[start of Material provided]
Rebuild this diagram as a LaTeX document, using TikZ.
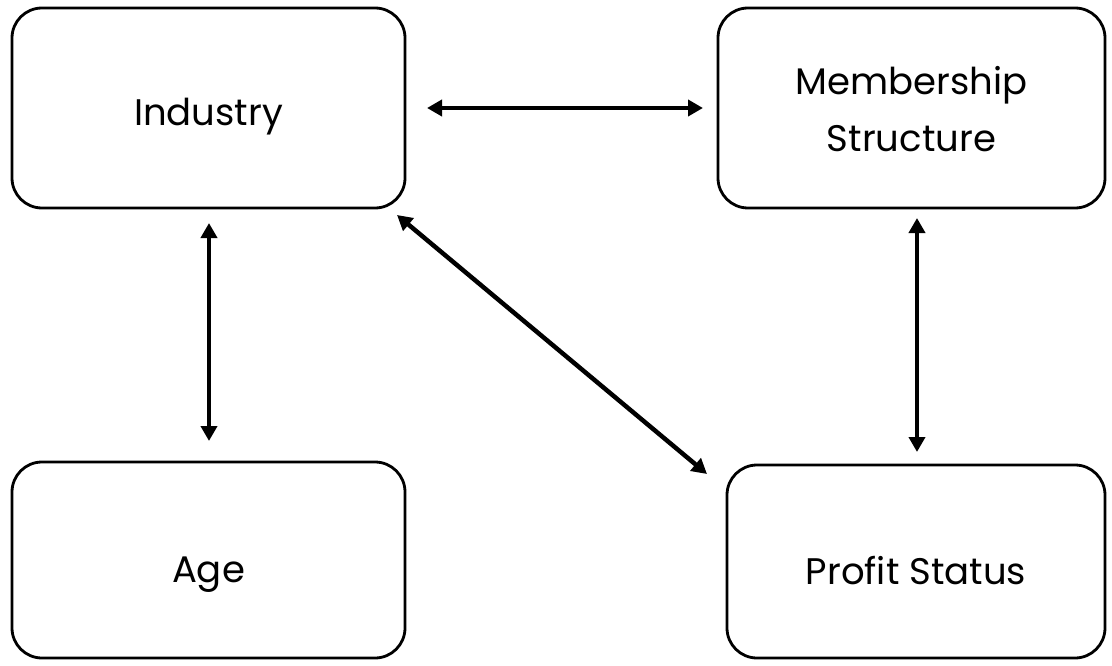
\documentclass[tikz,border=0pt]{standalone}
\usepackage{fontspec}
\setmainfont{Poppins}
\usetikzlibrary{arrows.meta}
\newcommand{\lowtext}[2]{\raisebox{-#1}[0pt][0pt]{#2}}
\begin{document}
\begin{tikzpicture}[x=1pt,y=-1pt,
  box/.style={draw, line width=2.8pt, rounded corners=30pt, inner sep=0pt,
    font=\fontsize{37}{57}\selectfont},
  link/.style={line width=4.5pt, {Triangle[length=15pt,width=16pt]}-{Triangle[length=15pt,width=16pt]}}]
\useasboundingbox (0,0) rectangle (1112,666);
\node[box, minimum width=393pt, minimum height=200pt] (ind) at (208.5,108) {\lowtext{18pt}{Industry}};
\node[box, minimum width=387pt, minimum height=200pt] (mem) at (911.5,108) {\lowtext{44pt}{\begin{tabular}[b]{@{}c@{}}Membership\\Structure\end{tabular}}};
\node[box, minimum width=393pt, minimum height=196pt] (age) at (208.5,560) {\lowtext{22pt}{Age}};
\node[box, minimum width=378pt, minimum height=193pt] (pro) at (916,561.5) {\lowtext{22.5pt}{Profit Status}};
\coordinate (h1) at (427,108);
\coordinate (h2) at (703,108);
\coordinate (l1) at (209,223);
\coordinate (l2) at (209,441);
\coordinate (r1) at (917,218);
\coordinate (r2) at (917,452);
\coordinate (d1) at (397,215);
\coordinate (d2) at (707,474);
\draw[link] (h1) -- (h2);
\draw[link] (l1) -- (l2);
\draw[link] (r1) -- (r2);
\draw[link] (d1) -- (d2);
\end{tikzpicture}
\end{document}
[end of Material provided]
What is needed: Print each line of the material above exactly, with the pictures removed from your copy.

Written answer:
Rebuild this diagram as a LaTeX document, using TikZ.
\documentclass[tikz,border=0pt]{standalone}
\usepackage{fontspec}
\setmainfont{Poppins}
\usetikzlibrary{arrows.meta}
\newcommand{\lowtext}[2]{\raisebox{-#1}[0pt][0pt]{#2}}
\begin{document}
\begin{tikzpicture}[x=1pt,y=-1pt,
  box/.style={draw, line width=2.8pt, rounded corners=30pt, inner sep=0pt,
    font=\fontsize{37}{57}\selectfont},
  link/.style={line width=4.5pt, {Triangle[length=15pt,width=16pt]}-{Triangle[length=15pt,width=16pt]}}]
\useasboundingbox (0,0) rectangle (1112,666);
\node[box, minimum width=393pt, minimum height=200pt] (ind) at (208.5,108) {\lowtext{18pt}{Industry}};
\node[box, minimum width=387pt, minimum height=200pt] (mem) at (911.5,108) {\lowtext{44pt}{\begin{tabular}[b]{@{}c@{}}Membership\\Structure\end{tabular}}};
\node[box, minimum width=393pt, minimum height=196pt] (age) at (208.5,560) {\lowtext{22pt}{Age}};
\node[box, minimum width=378pt, minimum height=193pt] (pro) at (916,561.5) {\lowtext{22.5pt}{Profit Status}};
\coordinate (h1) at (427,108);
\coordinate (h2) at (703,108);
\coordinate (l1) at (209,223);
\coordinate (l2) at (209,441);
\coordinate (r1) at (917,218);
\coordinate (r2) at (917,452);
\coordinate (d1) at (397,215);
\coordinate (d2) at (707,474);
\draw[link] (h1) -- (h2);
\draw[link] (l1) -- (l2);
\draw[link] (r1) -- (r2);
\draw[link] (d1) -- (d2);
\end{tikzpicture}
\end{document}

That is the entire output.